Ultimate (OLLL-TEA-MIT) Frisbee … the most hardcore action sport played in the world.
Arvil, being the Ultimate enthusiast that he is, had contacted the New Delhi Frisbee Group (NDFG) well before we had arrived. For those of you who are unaware theseguysblog.wordpress.com’s Arvil, (#7, 5’10 ft., 150 lbs, position – handler: stats), was Captain of Emory University’s Ultimate Frisbee team. Although his collegiate career is now defunct his passion for the game continues to grow.
Arvil takes the field
It turns out that our driver Sanjay’s mustache was on vacation so we had Shoorvir (Raju mama’s servant) take us to Nehru Park.
Shortly after entering the park I spotted the most densely populated area of white people. I was immediately convinced that this is the New Delhi Frisbee group, what other sport would force a congregation of this many Caucasians?

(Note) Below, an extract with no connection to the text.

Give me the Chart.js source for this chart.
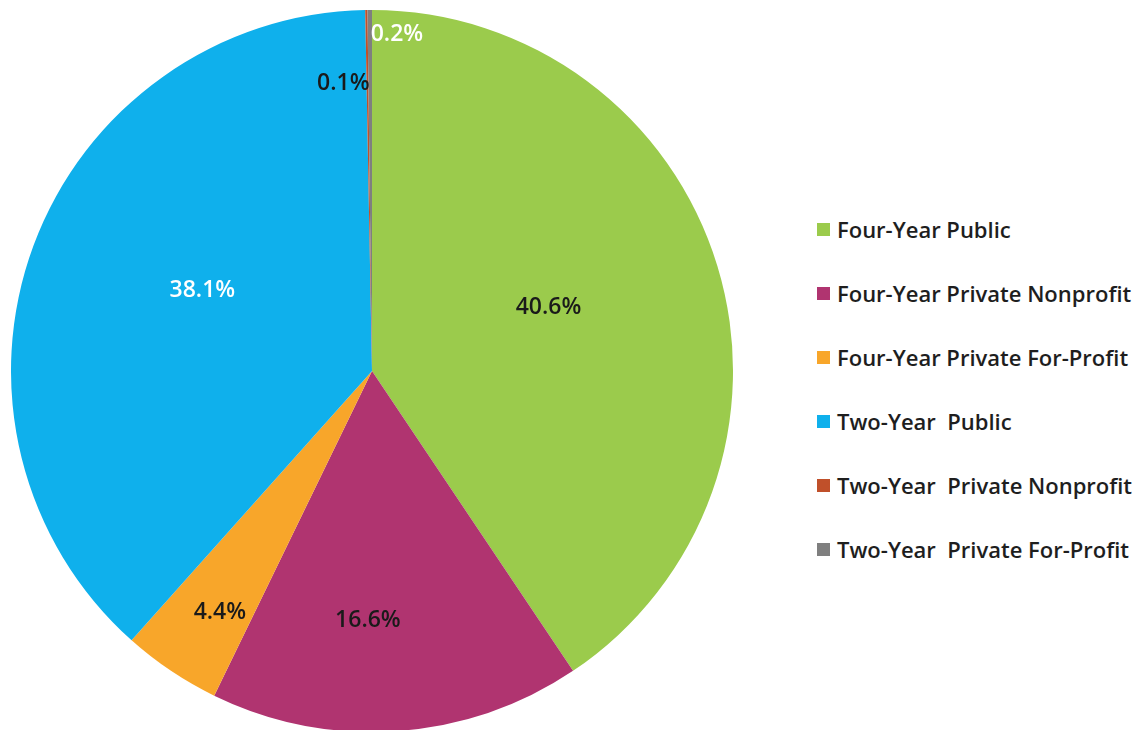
<!DOCTYPE html>
<html>
<head>
<meta charset="utf-8">
<script src="https://cdn.jsdelivr.net/npm/chart.js@4"></script>
<style>
    html, body { margin: 0; padding: 0; background: #fff; width: 1134px; height: 730px; overflow: hidden; }
    #pieBox { position: absolute; left: 11px; top: 10px; width: 722px; height: 722px; }
    #legend { position: absolute; left: 817px; top: 197px; font-family: "Open Sans", sans-serif; font-size: 22px; font-weight: 600; color: #1e1e1e; }
    .item { display: flex; align-items: center; height: 64px; margin: 0; white-space: nowrap; }
    .item span.box { width: 13px; height: 13px; margin-right: 7px; display: inline-block; }
</style>
</head>
<body>
<div id="pieBox"><canvas id="pie"></canvas></div>
<div id="legend"></div>
<script>
// --- Data ---
const categories = [
    'Four-Year Public',
    'Four-Year Private Nonprofit',
    'Four-Year Private For-Profit',
    'Two-Year Public',
    'Two-Year Private Nonprofit',
    'Two-Year Private For-Profit'
];
const shares = [40.6, 16.6, 4.4, 38.1, 0.1, 0.2];
const legendNames = [
    'Four-Year Public',
    'Four-Year Private Nonprofit',
    'Four-Year Private For-Profit',
    'Two-Year\u00a0 Public',
    'Two-Year\u00a0 Private Nonprofit',
    'Two-Year\u00a0 Private For-Profit'
];

// --- Styles ---
const sliceColors = ['#9bcb4c', '#b03470', '#f8a62a', '#0fb0ec', '#c0502a', '#7f7f7f'];
const labelColors = ['#1a1a1a', '#1a1a1a', '#1a1a1a', '#ffffff', '#1a1a1a', '#ffffff'];
// label placement: fraction of radius, angle shift from slice middle (degrees)
const labelRadius = [0.52, 0.69, 0.79, 0.52, 0.80, 0.935];
const labelShift = [-3, 4.9, -1.6, 5, -4.8, 4.6];

// --- Legend ---
const legendEl = document.getElementById('legend');
legendNames.forEach((name, i) => {
    const row = document.createElement('div');
    row.className = 'item';
    row.innerHTML = `<span class="box" style="background:${sliceColors[i]}"></span><span>${name}</span>`;
    legendEl.appendChild(row);
});

// --- Labels plugin ---
const sliceLabels = {
    id: 'sliceLabels',
    afterDatasetsDraw(chart) {
        const c = chart.ctx;
        const meta = chart.getDatasetMeta(0);
        c.save();
        c.font = '600 23px "Open Sans", sans-serif';
        c.textAlign = 'center';
        c.textBaseline = 'middle';
        meta.data.forEach((arc, i) => {
            const mid = (arc.startAngle + arc.endAngle) / 2 + labelShift[i] * Math.PI / 180;
            const r = arc.outerRadius * labelRadius[i];
            c.fillStyle = labelColors[i];
            c.fillText(shares[i].toFixed(1) + '%', arc.x + Math.cos(mid) * r, arc.y + Math.sin(mid) * r);
        });
        c.restore();
    }
};

new Chart(document.getElementById('pie'), {
    type: 'pie',
    data: {
        labels: categories,
        datasets: [{
            data: shares,
            backgroundColor: sliceColors,
            borderWidth: 0
        }]
    },
    options: {
        responsive: true,
        maintainAspectRatio: false,
        animation: false,
        layout: { padding: 0 },
        plugins: {
            legend: { display: false },
            tooltip: { enabled: false }
        }
    },
    plugins: [sliceLabels]
});
</script>
</body>
</html>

We introduce ourselves to these dirty hippies and lace up our shoes. Frisbee is new to me and apparently the learning curve is immeasurable, on average it takes the a respectable athlete a few years to master the flick, hammer or backhand. Naturally the typical “Where are you from?” “What do you do?” conversation ensues. Little did I know that I had just entered a circle of the most remarkable human beings alive.
Government name: Troy
He is married, has two kids and is the heart and soul of the New Delhi Frisbee Group. His goatee’s exceptional organizational skills are responsible for this rendezvous and has enrolled the NDFG in a Frisbee Chennai tournament, scheduled for next week.

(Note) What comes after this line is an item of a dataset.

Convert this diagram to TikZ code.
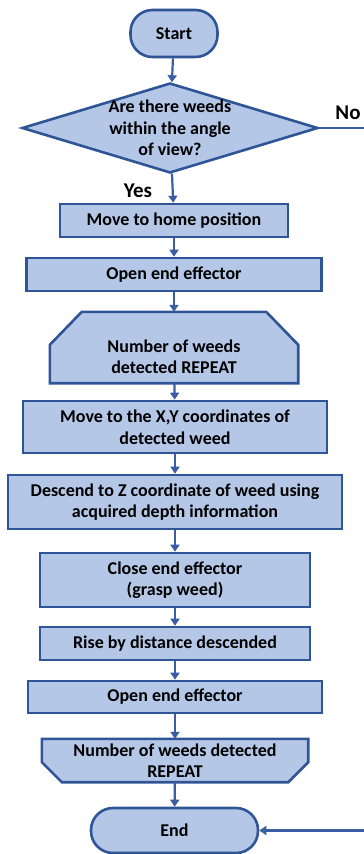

Arvil and Bruce were well acquainted by the Frisbee sessions end as Bruce was not shy when calling fouls. Granted maybe Arvil was out of bounds, maybe Arvil did roughhouse the one girl who was playing with us and maybe Arvil did get stripped on the disputed touchdown but regardless this was a leisurely game of pickup Frisbee and the ambiguous calls were not merited.
After the game Bruce approaches Arvil. Just pictuire it … Ba-Ruce and Nagpal , toe to toe.

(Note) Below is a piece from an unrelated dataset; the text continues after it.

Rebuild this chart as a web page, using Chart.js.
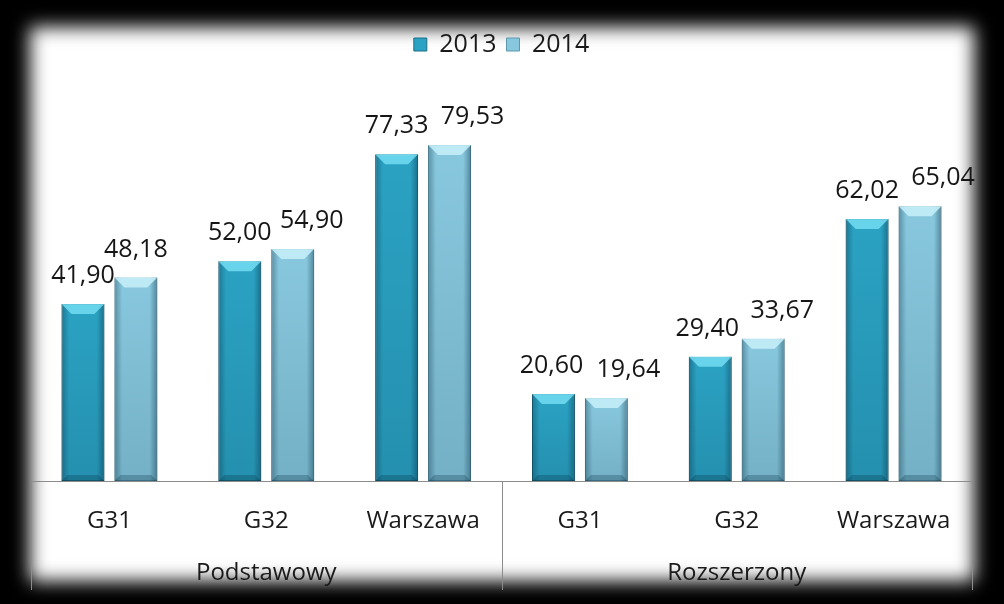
<!DOCTYPE html>
<html>
<head>
<meta charset="utf-8">
<script src="https://cdn.jsdelivr.net/npm/chart.js@4"></script>
<style>
    html, body { margin: 0; padding: 0; background: #000; }
    #wrap { position: relative; width: 1004px; height: 604px; overflow: hidden; background: #000; }
    #panel { position: absolute; left: 30px; top: 27px; width: 944px; height: 554px; background: #fff; filter: blur(9px); }
    canvas { position: absolute; left: 0; top: 0; }
</style>
</head>
<body>
<div id="wrap">
    <div id="panel"></div>
    <canvas id="chart" width="1004" height="604"></canvas>
</div>
<script>
// DATA
const categories = ['G31', 'G32', 'Warszawa', 'G31', 'G32', 'Warszawa'];
const groups = ['Podstawowy', 'Rozszerzony'];
const groupSize = 3;
const seriesNames = ['2013', '2014'];
const values2013 = [41.90, 52.00, 77.33, 20.60, 29.40, 62.02];
const values2014 = [48.18, 54.90, 79.53, 19.64, 33.67, 65.04];

// label nudges (px) so neighbouring value labels don't collide
const labelShift = [
    [0, 0, 0, -2, -3, 0],
    [0, 19, 23, 22, 19, 23]
];

const FONT = '"Open Sans", sans-serif';

// bar shading: dark sides + light top bevel
const bevelPlugin = {
    id: 'bevel',
    afterDatasetsDraw(chart) {
        const ctx = chart.ctx;
        chart.data.datasets.forEach((ds, i) => {
            chart.getDatasetMeta(i).data.forEach(bar => {
                const w = bar.width;
                const left = bar.x - w / 2, right = bar.x + w / 2;
                const top = bar.y, bottom = bar.base;
                const g = ctx.createLinearGradient(left, 0, right, 0);
                g.addColorStop(0, 'rgba(0,40,60,0.35)');
                g.addColorStop(0.18, 'rgba(0,40,60,0)');
                g.addColorStop(0.82, 'rgba(0,40,60,0)');
                g.addColorStop(1, 'rgba(0,40,60,0.4)');
                ctx.save();
                ctx.fillStyle = g;
                ctx.fillRect(left, top, w, bottom - top);
                const v = ctx.createLinearGradient(0, top, 0, bottom);
                v.addColorStop(0, 'rgba(0,40,60,0)');
                v.addColorStop(1, 'rgba(0,40,60,0.15)');
                ctx.fillStyle = v;
                ctx.fillRect(left, top, w, bottom - top);
                const b = 10;
                ctx.beginPath();
                ctx.moveTo(left, top);
                ctx.lineTo(right, top);
                ctx.lineTo(right - b, top + b);
                ctx.lineTo(left + b, top + b);
                ctx.closePath();
                ctx.fillStyle = i === 0 ? 'rgba(120,225,245,0.8)' : 'rgba(200,240,250,0.85)';
                ctx.fill();
                ctx.beginPath();
                ctx.moveTo(left, bottom);
                ctx.lineTo(right, bottom);
                ctx.lineTo(right - 6, bottom - 6);
                ctx.lineTo(left + 6, bottom - 6);
                ctx.closePath();
                ctx.fillStyle = 'rgba(0,40,60,0.25)';
                ctx.fill();
                ctx.restore();
            });
        });
    }
};

// value labels above bars
const valueLabels = {
    id: 'valueLabels',
    afterDatasetsDraw(chart) {
        const ctx = chart.ctx;
        ctx.save();
        ctx.font = '25px ' + FONT;
        ctx.fillStyle = '#161616';
        ctx.textAlign = 'center';
        ctx.textBaseline = 'middle';
        chart.data.datasets.forEach((ds, i) => {
            chart.getDatasetMeta(i).data.forEach((bar, j) => {
                const txt = ds.data[j].toFixed(2).replace('.', ',');
                ctx.fillText(txt, bar.x + labelShift[i][j], bar.y - 28);
            });
        });
        ctx.restore();
    }
};

// group labels + separators under the axis
const groupAxis = {
    id: 'groupAxis',
    afterDraw(chart) {
        const ctx = chart.ctx;
        const x = chart.scales.x;
        const bottom = chart.chartArea.bottom;
        const step = (x.right - x.left) / categories.length;
        ctx.save();
        ctx.strokeStyle = '#8c8c8c';
        ctx.lineWidth = 1;
        for (let g = 0; g <= groups.length; g++) {
            const px = Math.round(x.left + g * groupSize * step) + 0.5;
            ctx.beginPath();
            ctx.moveTo(px, bottom);
            ctx.lineTo(px, 590);
            ctx.stroke();
        }
        ctx.font = '24px ' + FONT;
        ctx.fillStyle = '#1a1a1a';
        ctx.textAlign = 'center';
        ctx.textBaseline = 'middle';
        groups.forEach((name, g) => {
            const cx = x.left + (g + 0.5) * groupSize * step;
            ctx.fillText(name, cx, 573);
        });
        ctx.restore();
    }
};

new Chart(document.getElementById('chart').getContext('2d'), {
    type: 'bar',
    data: {
        labels: categories,
        datasets: [
            {
                label: seriesNames[0],
                data: values2013,
                backgroundColor: '#2ba2c3',
                borderColor: '#1b6f86',
                borderWidth: 1,
                borderSkipped: false,
                barPercentage: 0.81,
                categoryPercentage: 0.675
            },
            {
                label: seriesNames[1],
                data: values2014,
                backgroundColor: '#88c8de',
                borderColor: '#5c98ad',
                borderWidth: 1,
                borderSkipped: false,
                barPercentage: 0.81,
                categoryPercentage: 0.675
            }
        ]
    },
    options: {
        responsive: false,
        animation: false,
        layout: { padding: { left: 31, right: 32, top: 22, bottom: 0 } },
        plugins: {
            legend: {
                position: 'top',
                labels: {
                    boxWidth: 13,
                    boxHeight: 13,
                    padding: 10,
                    color: '#1a1a1a',
                    font: { family: FONT, size: 25 }
                }
            },
            tooltip: { enabled: false }
        },
        scales: {
            x: {
                grid: { display: false },
                border: { display: true, color: '#8c8c8c' },
                ticks: {
                    color: '#1a1a1a',
                    padding: 18,
                    font: { family: FONT, size: 24 }
                },
                afterFit(scale) { scale.height = 123; }
            },
            y: {
                display: false,
                min: 0,
                max: 98
            }
        }
    },
    plugins: [bevelPlugin, valueLabels, groupAxis]
});
</script>
</body>
</html>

“Hey man, after thinking about it for a bit, that probably wasn’t a foul, sorry bud, no hard feelings?”
I was floored, speechless and I think I shitted myself.
A real stand up guy, Bruce knows when he has done wrong, a genuine apology for sure mended any animosity Arvil felt towards him and a lifelong friendship is guaranteed to result.
Meet Bruce #2
Government name: Danny
This specimen was obviously chiseled out of diamonds, and then laced in sex appeal. Ethnically a Viking from Scandinavia but I am speculating that his calves were probably imported from some high tech government lab. Look at those things.
Close up of Bruces' calves
I’ve never seen a man this size go so hard at anything, he lays out, slings at nearly 90 mph. and his long hair grows at the rate 3 ipd (inches per day).
Bruce #2 told me he worked in the Private Sector, whatever the fuck that means, but we all know that what Bruce #2 does for a living is tow oxen. When he is not lugging around ox he plows … If Bruce #2 ever had enough money to buy a car he would purchase a Ford F 350, but Bruce # 2 chooses to spend is equity on gym memberships.